[Records with drawing code]
>> Start

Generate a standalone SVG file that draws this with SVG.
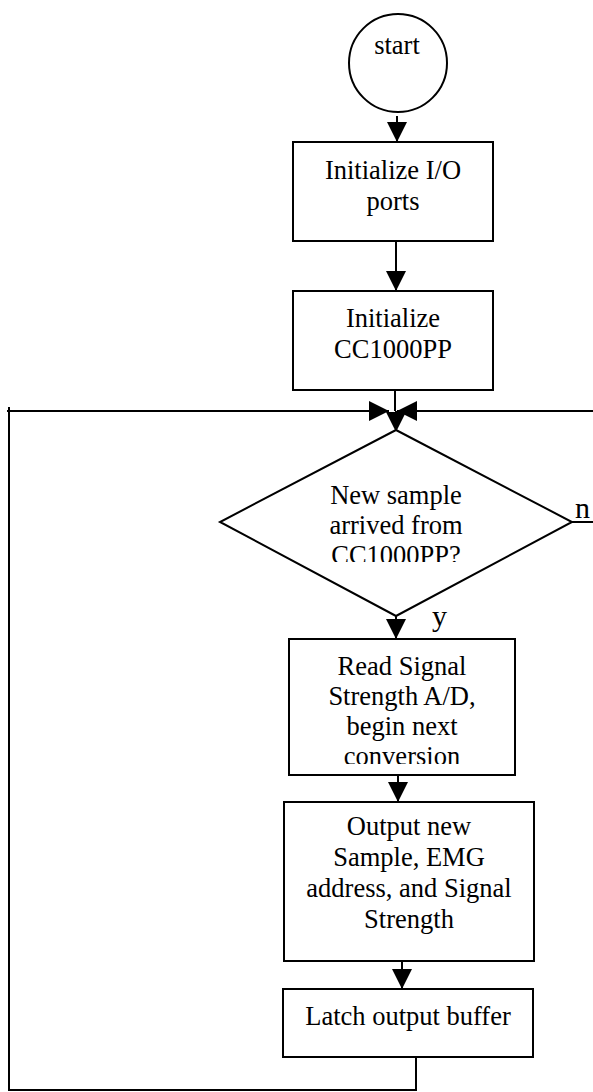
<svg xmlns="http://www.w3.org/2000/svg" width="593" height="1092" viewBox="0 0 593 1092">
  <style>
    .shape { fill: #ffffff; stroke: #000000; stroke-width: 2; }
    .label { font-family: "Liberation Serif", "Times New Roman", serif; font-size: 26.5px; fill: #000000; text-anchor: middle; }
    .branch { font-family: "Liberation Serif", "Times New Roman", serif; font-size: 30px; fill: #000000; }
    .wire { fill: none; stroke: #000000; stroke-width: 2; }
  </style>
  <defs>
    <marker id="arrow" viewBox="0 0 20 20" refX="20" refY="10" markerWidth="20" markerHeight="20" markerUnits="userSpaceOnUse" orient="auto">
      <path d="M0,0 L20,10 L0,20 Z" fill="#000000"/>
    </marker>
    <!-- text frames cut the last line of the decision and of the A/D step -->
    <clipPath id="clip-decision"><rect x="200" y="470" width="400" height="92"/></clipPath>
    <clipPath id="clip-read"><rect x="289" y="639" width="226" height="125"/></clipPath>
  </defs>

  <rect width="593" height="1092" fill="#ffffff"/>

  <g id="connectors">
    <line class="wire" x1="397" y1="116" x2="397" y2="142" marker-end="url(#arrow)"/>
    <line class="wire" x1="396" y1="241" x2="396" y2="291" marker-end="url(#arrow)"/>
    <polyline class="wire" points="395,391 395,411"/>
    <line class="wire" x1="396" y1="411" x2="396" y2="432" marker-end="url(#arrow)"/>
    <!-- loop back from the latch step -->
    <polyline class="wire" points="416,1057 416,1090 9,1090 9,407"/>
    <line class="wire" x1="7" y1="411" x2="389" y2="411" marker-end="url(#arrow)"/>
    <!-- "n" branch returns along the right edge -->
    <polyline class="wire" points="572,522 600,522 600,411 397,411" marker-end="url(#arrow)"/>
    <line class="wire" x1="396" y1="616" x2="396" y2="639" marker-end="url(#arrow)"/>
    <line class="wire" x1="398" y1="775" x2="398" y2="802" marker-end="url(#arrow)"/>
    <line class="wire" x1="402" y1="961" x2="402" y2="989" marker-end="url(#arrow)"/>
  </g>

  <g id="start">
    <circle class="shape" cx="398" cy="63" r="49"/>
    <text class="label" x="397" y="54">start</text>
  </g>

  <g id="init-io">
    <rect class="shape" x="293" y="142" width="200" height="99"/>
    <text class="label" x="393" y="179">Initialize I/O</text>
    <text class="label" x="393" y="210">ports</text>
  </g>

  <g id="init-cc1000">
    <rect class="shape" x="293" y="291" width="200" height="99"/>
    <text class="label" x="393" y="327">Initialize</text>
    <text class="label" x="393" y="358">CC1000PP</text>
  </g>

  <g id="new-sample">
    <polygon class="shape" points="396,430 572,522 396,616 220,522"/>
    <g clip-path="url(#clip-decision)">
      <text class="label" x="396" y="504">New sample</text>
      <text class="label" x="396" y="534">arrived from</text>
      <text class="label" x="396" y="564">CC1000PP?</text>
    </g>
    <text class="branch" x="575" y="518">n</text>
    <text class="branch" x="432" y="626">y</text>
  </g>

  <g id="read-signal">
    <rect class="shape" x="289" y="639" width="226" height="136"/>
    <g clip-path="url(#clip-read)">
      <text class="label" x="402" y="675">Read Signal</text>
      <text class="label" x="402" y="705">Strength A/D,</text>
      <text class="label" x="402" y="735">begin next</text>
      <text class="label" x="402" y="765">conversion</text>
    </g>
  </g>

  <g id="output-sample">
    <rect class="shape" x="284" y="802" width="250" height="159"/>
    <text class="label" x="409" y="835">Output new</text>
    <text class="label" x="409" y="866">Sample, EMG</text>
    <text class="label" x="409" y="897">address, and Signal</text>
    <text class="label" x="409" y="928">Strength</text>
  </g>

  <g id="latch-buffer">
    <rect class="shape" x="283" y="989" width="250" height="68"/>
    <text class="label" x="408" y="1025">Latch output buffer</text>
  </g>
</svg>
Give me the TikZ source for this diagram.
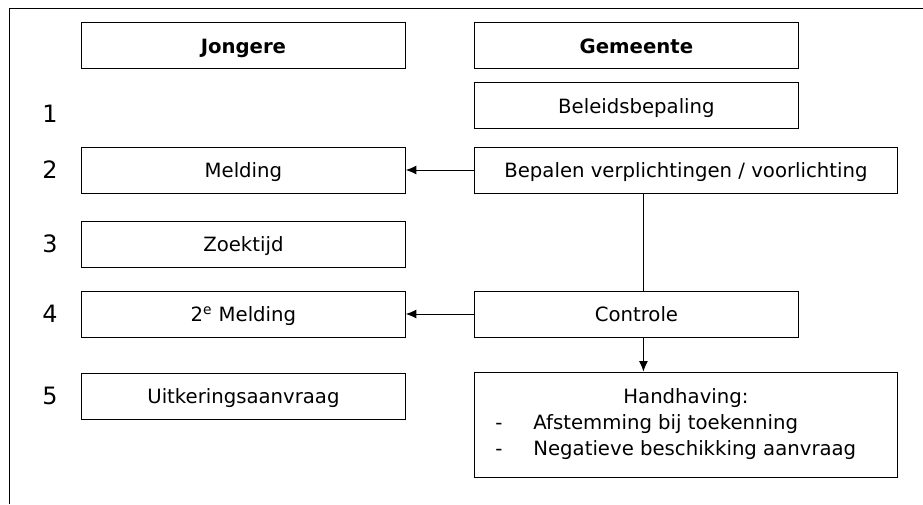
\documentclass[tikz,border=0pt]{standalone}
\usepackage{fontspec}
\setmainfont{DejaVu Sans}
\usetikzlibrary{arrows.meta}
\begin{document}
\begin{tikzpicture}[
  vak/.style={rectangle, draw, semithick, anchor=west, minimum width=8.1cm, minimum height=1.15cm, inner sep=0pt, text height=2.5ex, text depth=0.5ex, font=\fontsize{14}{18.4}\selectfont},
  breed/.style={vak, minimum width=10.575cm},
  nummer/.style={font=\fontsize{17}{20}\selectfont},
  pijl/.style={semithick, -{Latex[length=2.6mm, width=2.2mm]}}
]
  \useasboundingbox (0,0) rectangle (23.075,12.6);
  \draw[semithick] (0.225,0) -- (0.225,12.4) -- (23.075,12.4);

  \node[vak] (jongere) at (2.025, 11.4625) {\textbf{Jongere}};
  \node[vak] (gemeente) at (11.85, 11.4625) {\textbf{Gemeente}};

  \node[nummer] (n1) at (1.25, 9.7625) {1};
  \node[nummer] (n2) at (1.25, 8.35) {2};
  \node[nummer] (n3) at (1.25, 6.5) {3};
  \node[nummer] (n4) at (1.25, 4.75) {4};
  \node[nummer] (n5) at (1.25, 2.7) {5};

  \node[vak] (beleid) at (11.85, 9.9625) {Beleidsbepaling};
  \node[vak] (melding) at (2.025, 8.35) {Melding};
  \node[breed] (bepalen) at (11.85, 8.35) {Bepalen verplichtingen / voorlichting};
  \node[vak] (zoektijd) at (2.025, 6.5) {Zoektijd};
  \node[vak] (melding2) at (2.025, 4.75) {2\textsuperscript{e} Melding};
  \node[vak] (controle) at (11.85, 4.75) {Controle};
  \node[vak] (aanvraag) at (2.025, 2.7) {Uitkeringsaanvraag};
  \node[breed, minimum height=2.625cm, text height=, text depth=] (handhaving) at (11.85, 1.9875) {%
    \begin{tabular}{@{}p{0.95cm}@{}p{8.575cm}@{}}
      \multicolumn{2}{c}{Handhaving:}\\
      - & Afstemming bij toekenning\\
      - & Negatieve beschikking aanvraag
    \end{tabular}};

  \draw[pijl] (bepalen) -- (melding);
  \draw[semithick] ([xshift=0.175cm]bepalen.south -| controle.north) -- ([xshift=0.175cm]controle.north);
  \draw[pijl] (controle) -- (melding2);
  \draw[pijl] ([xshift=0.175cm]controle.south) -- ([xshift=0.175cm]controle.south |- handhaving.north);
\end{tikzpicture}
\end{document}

>> End

> GOAL
Above are records with pictures. Reproduce exactly only the lines from the line with "Give me the TikZ source for this diagram." through the line with "at (1.25, 2.7)", both ends included, and leave the pictures out.

> EXERCISE RESULT
Give me the TikZ source for this diagram.
\documentclass[tikz,border=0pt]{standalone}
\usepackage{fontspec}
\setmainfont{DejaVu Sans}
\usetikzlibrary{arrows.meta}
\begin{document}
\begin{tikzpicture}[
  vak/.style={rectangle, draw, semithick, anchor=west, minimum width=8.1cm, minimum height=1.15cm, inner sep=0pt, text height=2.5ex, text depth=0.5ex, font=\fontsize{14}{18.4}\selectfont},
  breed/.style={vak, minimum width=10.575cm},
  nummer/.style={font=\fontsize{17}{20}\selectfont},
  pijl/.style={semithick, -{Latex[length=2.6mm, width=2.2mm]}}
]
  \useasboundingbox (0,0) rectangle (23.075,12.6);
  \draw[semithick] (0.225,0) -- (0.225,12.4) -- (23.075,12.4);

  \node[vak] (jongere) at (2.025, 11.4625) {\textbf{Jongere}};
  \node[vak] (gemeente) at (11.85, 11.4625) {\textbf{Gemeente}};

  \node[nummer] (n1) at (1.25, 9.7625) {1};
  \node[nummer] (n2) at (1.25, 8.35) {2};
  \node[nummer] (n3) at (1.25, 6.5) {3};
  \node[nummer] (n4) at (1.25, 4.75) {4};
  \node[nummer] (n5) at (1.25, 2.7) {5};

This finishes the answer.